The Veggielante has had it up to here with people bitching that St. Louis restaurants are vegetarian unfriendly. Sure, we'd like to see more restaurants offering more meatless dishes, but there are excellent choices out there if you take the trouble to look for them. We're not here to proselytize about greening up your diet. Our only motive is to spread the word about places where you can order good grub that ain't got no meat. To enhance your reading experience, we've settled on a handful of criteria we'll use to suss out a restaurant's vegetarian friendliness.
Destination: Olympia Kebob House and Taverna (1543 McCausland Avenue; 314-781-1299)

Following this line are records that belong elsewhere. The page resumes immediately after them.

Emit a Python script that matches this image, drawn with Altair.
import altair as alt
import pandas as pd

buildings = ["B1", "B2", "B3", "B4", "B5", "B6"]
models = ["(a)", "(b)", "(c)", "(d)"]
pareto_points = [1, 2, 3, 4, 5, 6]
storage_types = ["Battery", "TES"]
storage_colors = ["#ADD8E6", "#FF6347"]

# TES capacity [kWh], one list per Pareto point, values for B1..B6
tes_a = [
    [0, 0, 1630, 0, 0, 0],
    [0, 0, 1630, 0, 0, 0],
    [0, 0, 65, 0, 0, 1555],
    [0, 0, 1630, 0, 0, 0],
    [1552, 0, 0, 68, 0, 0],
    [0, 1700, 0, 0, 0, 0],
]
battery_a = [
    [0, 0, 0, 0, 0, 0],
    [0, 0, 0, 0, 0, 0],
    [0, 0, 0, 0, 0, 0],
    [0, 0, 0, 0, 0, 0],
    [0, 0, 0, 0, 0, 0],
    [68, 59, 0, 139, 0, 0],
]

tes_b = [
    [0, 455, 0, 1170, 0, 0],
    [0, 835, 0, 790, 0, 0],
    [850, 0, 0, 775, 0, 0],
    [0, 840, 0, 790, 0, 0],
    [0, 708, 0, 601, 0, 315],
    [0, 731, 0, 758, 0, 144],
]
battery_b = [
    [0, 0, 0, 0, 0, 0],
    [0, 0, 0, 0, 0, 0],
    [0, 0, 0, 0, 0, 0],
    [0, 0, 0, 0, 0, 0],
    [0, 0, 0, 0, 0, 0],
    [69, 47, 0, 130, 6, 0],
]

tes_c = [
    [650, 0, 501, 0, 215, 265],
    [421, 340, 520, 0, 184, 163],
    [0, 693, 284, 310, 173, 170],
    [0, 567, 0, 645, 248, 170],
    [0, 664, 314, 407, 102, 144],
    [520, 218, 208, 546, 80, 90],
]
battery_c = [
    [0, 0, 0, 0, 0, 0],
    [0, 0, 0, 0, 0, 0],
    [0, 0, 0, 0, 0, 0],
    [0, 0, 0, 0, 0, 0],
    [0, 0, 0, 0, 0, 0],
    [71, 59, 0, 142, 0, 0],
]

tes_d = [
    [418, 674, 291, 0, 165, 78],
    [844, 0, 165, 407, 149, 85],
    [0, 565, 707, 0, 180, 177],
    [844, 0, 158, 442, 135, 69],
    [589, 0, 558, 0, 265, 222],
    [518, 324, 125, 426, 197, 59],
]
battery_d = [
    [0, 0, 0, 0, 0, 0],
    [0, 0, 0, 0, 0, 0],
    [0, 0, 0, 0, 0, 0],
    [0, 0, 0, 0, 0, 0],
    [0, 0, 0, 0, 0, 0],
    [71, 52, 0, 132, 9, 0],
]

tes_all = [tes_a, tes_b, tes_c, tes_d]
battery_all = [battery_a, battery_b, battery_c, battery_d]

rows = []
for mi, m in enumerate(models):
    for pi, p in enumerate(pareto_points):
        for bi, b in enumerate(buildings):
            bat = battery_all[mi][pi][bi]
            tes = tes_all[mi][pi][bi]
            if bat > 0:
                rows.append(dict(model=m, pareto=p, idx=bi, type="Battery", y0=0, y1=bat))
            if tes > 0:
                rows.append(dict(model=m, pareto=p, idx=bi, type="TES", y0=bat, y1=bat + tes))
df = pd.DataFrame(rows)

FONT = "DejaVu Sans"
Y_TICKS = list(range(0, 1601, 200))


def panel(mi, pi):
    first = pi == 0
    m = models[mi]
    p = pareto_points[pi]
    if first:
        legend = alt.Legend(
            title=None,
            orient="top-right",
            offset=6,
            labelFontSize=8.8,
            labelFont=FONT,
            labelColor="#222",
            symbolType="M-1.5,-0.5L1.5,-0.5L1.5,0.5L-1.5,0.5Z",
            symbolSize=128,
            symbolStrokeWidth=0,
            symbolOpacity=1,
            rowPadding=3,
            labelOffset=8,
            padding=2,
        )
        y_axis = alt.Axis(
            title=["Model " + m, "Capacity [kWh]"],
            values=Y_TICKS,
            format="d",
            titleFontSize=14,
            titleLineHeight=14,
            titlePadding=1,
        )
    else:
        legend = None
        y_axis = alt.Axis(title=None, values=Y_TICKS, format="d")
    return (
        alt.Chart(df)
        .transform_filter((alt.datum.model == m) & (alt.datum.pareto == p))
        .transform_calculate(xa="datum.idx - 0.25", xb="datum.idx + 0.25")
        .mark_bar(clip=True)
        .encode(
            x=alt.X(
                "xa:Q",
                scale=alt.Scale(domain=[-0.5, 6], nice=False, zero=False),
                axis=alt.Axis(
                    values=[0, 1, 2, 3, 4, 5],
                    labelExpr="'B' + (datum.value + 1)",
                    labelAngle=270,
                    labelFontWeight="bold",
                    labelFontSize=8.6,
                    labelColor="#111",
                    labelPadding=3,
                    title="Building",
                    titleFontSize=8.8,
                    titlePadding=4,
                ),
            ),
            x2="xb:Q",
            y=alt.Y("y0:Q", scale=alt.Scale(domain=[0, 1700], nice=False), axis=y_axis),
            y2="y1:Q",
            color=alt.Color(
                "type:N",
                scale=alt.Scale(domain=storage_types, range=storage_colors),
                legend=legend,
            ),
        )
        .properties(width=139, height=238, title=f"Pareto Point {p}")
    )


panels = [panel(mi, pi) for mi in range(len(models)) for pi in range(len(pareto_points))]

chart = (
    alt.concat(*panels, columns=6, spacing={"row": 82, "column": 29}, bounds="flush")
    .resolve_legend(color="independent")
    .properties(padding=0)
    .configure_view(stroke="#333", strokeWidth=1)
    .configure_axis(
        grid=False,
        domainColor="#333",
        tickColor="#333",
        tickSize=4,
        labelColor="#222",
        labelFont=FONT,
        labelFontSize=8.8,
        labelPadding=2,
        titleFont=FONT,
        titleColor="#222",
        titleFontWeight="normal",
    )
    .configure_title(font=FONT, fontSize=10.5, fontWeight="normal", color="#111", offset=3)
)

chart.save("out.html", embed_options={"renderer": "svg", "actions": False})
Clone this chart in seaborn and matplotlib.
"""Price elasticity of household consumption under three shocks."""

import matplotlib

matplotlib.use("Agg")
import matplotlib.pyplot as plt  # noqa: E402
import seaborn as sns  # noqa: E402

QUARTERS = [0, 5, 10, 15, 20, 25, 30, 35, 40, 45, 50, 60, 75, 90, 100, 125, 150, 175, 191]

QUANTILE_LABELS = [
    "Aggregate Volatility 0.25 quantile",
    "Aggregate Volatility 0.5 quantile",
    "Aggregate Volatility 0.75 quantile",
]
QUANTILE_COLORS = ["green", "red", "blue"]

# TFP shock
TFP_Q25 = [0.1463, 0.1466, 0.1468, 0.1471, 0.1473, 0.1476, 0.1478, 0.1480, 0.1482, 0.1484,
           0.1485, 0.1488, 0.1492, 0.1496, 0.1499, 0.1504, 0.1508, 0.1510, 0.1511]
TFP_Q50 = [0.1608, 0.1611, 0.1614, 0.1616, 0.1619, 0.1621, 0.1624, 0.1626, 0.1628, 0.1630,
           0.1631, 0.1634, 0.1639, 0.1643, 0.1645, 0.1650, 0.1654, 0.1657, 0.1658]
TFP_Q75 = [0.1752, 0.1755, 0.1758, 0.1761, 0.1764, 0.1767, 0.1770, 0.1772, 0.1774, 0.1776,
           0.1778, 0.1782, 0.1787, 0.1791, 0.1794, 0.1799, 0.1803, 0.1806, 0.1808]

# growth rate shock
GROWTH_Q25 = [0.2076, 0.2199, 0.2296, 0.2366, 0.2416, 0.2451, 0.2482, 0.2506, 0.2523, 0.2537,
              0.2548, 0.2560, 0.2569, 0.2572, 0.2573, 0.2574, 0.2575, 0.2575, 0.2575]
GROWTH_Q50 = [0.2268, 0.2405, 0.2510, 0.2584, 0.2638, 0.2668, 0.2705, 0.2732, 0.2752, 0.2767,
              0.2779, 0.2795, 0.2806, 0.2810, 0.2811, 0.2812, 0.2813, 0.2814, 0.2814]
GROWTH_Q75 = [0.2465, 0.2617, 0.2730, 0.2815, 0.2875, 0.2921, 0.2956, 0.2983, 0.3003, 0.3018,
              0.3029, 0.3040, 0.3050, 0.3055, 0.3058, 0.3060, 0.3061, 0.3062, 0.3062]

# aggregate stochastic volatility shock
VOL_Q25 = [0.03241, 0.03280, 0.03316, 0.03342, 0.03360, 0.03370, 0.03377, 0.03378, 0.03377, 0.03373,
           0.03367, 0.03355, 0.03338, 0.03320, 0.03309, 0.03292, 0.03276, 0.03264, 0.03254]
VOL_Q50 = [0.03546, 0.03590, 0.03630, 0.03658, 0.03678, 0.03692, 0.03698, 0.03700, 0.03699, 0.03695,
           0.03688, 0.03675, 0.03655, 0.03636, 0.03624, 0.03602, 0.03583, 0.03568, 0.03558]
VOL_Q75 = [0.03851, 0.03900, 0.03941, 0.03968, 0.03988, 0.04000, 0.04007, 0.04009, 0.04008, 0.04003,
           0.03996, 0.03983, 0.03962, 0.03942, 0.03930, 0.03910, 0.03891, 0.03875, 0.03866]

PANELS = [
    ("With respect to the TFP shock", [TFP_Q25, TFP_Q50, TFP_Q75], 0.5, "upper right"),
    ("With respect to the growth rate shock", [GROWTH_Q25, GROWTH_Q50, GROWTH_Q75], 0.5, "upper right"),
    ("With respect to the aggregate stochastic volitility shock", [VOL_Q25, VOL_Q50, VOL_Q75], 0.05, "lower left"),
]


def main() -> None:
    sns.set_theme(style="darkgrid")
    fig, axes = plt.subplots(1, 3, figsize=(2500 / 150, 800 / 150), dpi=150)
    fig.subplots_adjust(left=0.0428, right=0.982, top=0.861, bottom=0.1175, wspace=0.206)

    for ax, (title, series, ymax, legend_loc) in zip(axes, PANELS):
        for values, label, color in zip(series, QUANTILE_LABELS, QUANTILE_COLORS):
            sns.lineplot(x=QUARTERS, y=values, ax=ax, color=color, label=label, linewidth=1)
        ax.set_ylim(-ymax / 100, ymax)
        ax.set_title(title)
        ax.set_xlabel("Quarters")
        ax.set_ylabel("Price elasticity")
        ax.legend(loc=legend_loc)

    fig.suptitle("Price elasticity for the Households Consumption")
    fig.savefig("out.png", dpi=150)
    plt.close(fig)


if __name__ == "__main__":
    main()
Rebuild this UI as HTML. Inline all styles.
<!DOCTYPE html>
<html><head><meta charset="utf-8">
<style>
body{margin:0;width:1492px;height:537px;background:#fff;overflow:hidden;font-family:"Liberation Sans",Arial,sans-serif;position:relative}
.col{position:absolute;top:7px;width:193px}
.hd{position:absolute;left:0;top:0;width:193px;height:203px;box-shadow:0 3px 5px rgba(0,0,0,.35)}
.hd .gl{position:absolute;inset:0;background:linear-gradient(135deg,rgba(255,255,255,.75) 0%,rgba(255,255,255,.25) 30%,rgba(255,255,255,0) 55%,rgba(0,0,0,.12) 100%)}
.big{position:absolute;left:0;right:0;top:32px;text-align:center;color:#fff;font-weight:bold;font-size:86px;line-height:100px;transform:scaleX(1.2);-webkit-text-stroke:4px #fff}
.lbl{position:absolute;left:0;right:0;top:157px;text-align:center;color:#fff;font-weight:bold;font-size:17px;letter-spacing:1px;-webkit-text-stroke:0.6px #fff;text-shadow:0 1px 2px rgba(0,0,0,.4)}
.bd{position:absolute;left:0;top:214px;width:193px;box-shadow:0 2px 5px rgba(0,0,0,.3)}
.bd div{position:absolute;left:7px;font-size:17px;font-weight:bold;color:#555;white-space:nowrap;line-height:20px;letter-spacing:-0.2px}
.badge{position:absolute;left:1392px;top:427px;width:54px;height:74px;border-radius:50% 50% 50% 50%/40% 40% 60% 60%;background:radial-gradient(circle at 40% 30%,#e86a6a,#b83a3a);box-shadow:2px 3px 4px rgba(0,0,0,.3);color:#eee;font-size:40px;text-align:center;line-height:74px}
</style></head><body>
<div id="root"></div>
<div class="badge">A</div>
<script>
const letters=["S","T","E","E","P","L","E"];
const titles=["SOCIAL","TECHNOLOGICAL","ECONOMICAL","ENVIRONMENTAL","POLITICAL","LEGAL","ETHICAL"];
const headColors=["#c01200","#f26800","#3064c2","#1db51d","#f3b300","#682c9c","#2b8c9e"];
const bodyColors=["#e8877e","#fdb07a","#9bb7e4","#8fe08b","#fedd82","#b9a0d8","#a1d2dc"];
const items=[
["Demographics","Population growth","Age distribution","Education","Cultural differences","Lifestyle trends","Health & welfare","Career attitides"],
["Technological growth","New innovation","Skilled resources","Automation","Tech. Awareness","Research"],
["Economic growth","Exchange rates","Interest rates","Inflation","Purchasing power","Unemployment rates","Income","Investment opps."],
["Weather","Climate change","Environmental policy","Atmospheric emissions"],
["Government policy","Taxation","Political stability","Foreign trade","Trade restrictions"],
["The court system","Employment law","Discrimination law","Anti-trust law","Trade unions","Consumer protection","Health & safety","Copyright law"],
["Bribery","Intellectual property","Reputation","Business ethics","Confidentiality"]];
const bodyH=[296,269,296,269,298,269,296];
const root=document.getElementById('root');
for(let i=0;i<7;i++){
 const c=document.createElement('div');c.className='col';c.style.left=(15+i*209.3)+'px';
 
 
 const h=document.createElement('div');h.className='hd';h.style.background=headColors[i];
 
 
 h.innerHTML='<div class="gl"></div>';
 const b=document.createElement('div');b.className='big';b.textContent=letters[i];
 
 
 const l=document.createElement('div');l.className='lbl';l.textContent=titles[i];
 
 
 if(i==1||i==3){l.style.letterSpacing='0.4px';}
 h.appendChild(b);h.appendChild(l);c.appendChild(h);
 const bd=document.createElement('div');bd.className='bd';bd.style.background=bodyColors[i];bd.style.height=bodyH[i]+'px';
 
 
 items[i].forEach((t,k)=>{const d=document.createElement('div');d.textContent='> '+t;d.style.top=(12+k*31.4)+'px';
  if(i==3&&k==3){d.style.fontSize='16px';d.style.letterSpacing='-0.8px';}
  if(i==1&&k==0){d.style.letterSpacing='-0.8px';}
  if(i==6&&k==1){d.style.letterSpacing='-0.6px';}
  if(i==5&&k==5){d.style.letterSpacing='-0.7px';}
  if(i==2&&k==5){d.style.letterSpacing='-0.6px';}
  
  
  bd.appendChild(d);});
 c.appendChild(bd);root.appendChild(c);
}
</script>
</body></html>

Neighborhood: Dogtown/Franz Park
Overview: When it comes to traditional Greek fare, you won't be hard-pressed to find vegetarian options on the menu at Olympia Kebob House and Taverna. The owner's grandfather is from Greece, and he has been passing down authentic family recipes ever since. While seafood, lamb and other meats are featured on the menu, the majority of Olympia's appetizers are vegetarian, with a separate section of vegetarian entrees. Olympia offers a casual atmosphere and decor and eye-popping foods such as flaming cheese (complete with opas) to make you feel right at home.
Highlights: Olympia's pita pizza is typically served with a choice of chicken or gyro meat, but naturally, the Veggielanted opted for cheese only. The pita, sourced from Chicago, was crunchy on the bottom and sturdy enough to easily hold the weight of the toppings. The housemade red sauce added a nice tang to the pizza, thanks to ingredients such as red wine, cumin and garlic. The pizza was topped with green peppers, onions and a generous portion of salty feta cheese to put a Greek spin on the dish for just $7.50.
But it just wouldn't be a Greek restaurant experience without a gyro, and Olympia doesn't disappoint. Instead of ground beef or lamb, this gyro was piled high with all sorts of fresh vegetables including zucchini, cucumber, peppers, tomato and lettuce sourced from Produce Row. The veggies came piled upon a soft pita -- a fork and knife are required to take down this monster. The gyro ($8.95) was mixed with a cooling touch of tangy tzatziki sauce and feta.
To get a feel for the bulk of the vegetarian options on the menu, we also indulged in the vegetarian platter, which consisted of fried eggplant, spinach rice and mixed vegetables. The eggplant, topped with tomato sauce and Parmesan, was soft rather than crunchy as the name would have us believe. The spinach rice was garnished with parsley, dill and lemon juice, giving it a distinctive and pleasant flavor. The mixed vegetables, which included carrots, zucchini, beans and potatoes, were lightly dressed with lemon juice and oil. For $10.50, the vegetarian platter came with so much food, undoubtedly forcing even the toughest carnivores to loosen their belts.